В ту осень в спортивном журнале появилось фото: Дженн пересекает финишную черту в лесных пограничных районах штата Виргиния. В этом снимке не было ничего исключительного, что поражало бы воображение: ни выдающегося достижения (всего третье место), ни эксцентричного прикида (простые черные шорты и простой спортивный лиф), ни даже операторских штучек (затенение, выделение части кадра). Дженн не сражается с соперником до самого конца, не перепрыгивает с размаху через вершину горы с застывшим выражением величия на лице, как у модели для ваяния богини победы Ники, и не рвется к славе с душераздирающей гримасой решимости. Вся ее деятельность заключается в том, что она… бежит. Бежит и улыбается.
Но эта улыбка удивительно волнующая. Можно сказать, она испытывает полный кайф, словно на земле нет ничего такого, что она делала бы охотнее, и нигде она не делала бы это охотнее, чем здесь, на этой тропе, затерянной в пустынных просторах Аппалачей. Выглядит она быстроногой и беззаботной, глаза сияют, «конский хвост» мотается вокруг головы, как рубашка, зажатая в кулаке ликующего бразильского футболиста. Ее явное удовольствие нельзя не заметить; оно заставляет ее улыбаться так искренне и открыто, что вы чувствуете: она полностью отдалась власти творческого вдохновения.
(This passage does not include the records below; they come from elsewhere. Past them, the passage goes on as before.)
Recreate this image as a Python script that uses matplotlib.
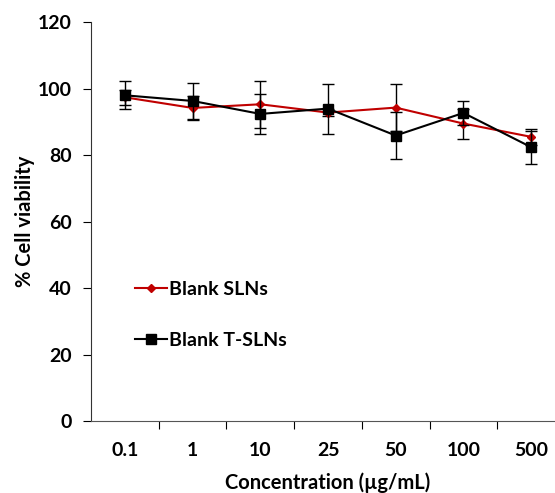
import matplotlib.pyplot as plt
from matplotlib.lines import Line2D
import numpy as np

plt.rcParams['font.family'] = ['Lato', 'DejaVu Sans']

concentrations = ['0.1', '1', '10', '25', '50', '100', '500']
sln_mean = [97.4, 94.2, 95.3, 92.8, 94.3, 89.5, 85.5]
sln_err = [2.2, 3.7, 7.0, 1.0, 7.0, 4.5, 2.5]
tsln_mean = [98.0, 96.3, 92.4, 94.0, 85.9, 92.7, 82.4]
tsln_err = [4.2, 5.5, 6.0, 7.5, 7.0, 3.5, 5.0]

x = np.arange(len(concentrations))

fig = plt.figure(figsize=(5.55, 4.93), dpi=100)
ax = fig.add_axes([0.164, 0.146, 0.854, 0.809])

ax.errorbar(x, sln_mean, yerr=sln_err, color='#C00000', marker='D', markersize=4.5,
            linewidth=1.5, ecolor='black', elinewidth=1, capsize=4, capthick=1,
            zorder=3)
ax.errorbar(x, tsln_mean, yerr=tsln_err, color='black', marker='s', markersize=7,
            linewidth=1.5, ecolor='black', elinewidth=1, capsize=4, capthick=1,
            zorder=4)

ax.set_xlim(-0.5, 6.5)
ax.set_ylim(0, 120)
ax.set_yticks(np.arange(0, 121, 20))
ax.set_xticks(x + 0.5)
ax.set_xticklabels([])
ax.set_xticks(x, minor=True)
ax.set_xticklabels(concentrations, minor=True)
ax.tick_params(axis='x', which='minor', length=0, pad=15)
ax.tick_params(axis='x', which='major', length=6, direction='out')
ax.tick_params(axis='y', length=6, direction='out', pad=8)
for lbl in ax.get_xticklabels(minor=True) + ax.get_yticklabels():
    lbl.set_fontsize(14)
    lbl.set_fontweight('bold')

ax.spines['top'].set_visible(False)
ax.spines['right'].set_visible(False)
ax.spines['left'].set_color('#333333')
ax.spines['bottom'].set_color('#555555')

ax.set_ylabel('% Cell viability', fontsize=14.5, fontweight='bold', labelpad=2)
ax.set_xlabel('Concentration (µg/mL)', fontsize=14.5, fontweight='bold', labelpad=10)

handles = [
    Line2D([], [], color='#C00000', marker='D', markersize=4.5, linewidth=1.5),
    Line2D([], [], color='black', marker='s', markersize=7, linewidth=1.5),
]
leg = ax.legend(handles, ['Blank SLNs', 'Blank T-SLNs'], loc='upper left',
                bbox_to_anchor=(0.055, 0.395), frameon=False, fontsize=14,
                labelspacing=1.75, handlelength=1.65, handletextpad=0.1)
for t in leg.get_texts():
    t.set_fontweight('bold')

fig.savefig('out.png', dpi=100)
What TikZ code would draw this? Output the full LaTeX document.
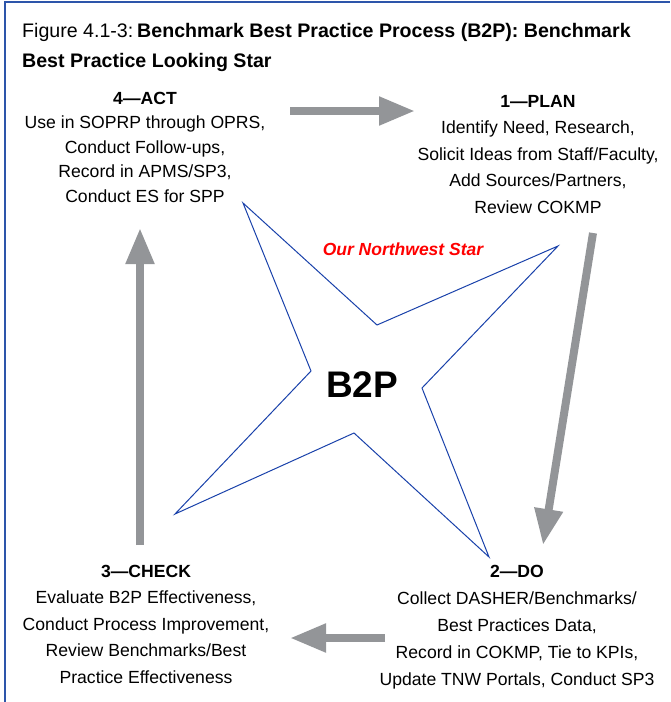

Быть может, так оно и есть. Всякий раз, когда художественная форма лишается своего огня, когда интеллектуальный инбридинг [38] ослабляет ее и основные принципы постепенно переходят в замшелую традицию, в конце концов появляется неформальная радикальная группа» чтобы разрушить ее и заново отстроить из руин. Бегуны на сверхдлинные дистанции из «молодых стрелков» были похожи на писателей «потерянного поколения» 1920-х, поэтов-битников 1950-х и рок-музыкантов 1960-х: они были бедны, их игнорировали, а они были лишены всяческих надежд и свободны от запретов. Это были мастера по части тела, забавлявшиеся с палитрой человеческой выносливости.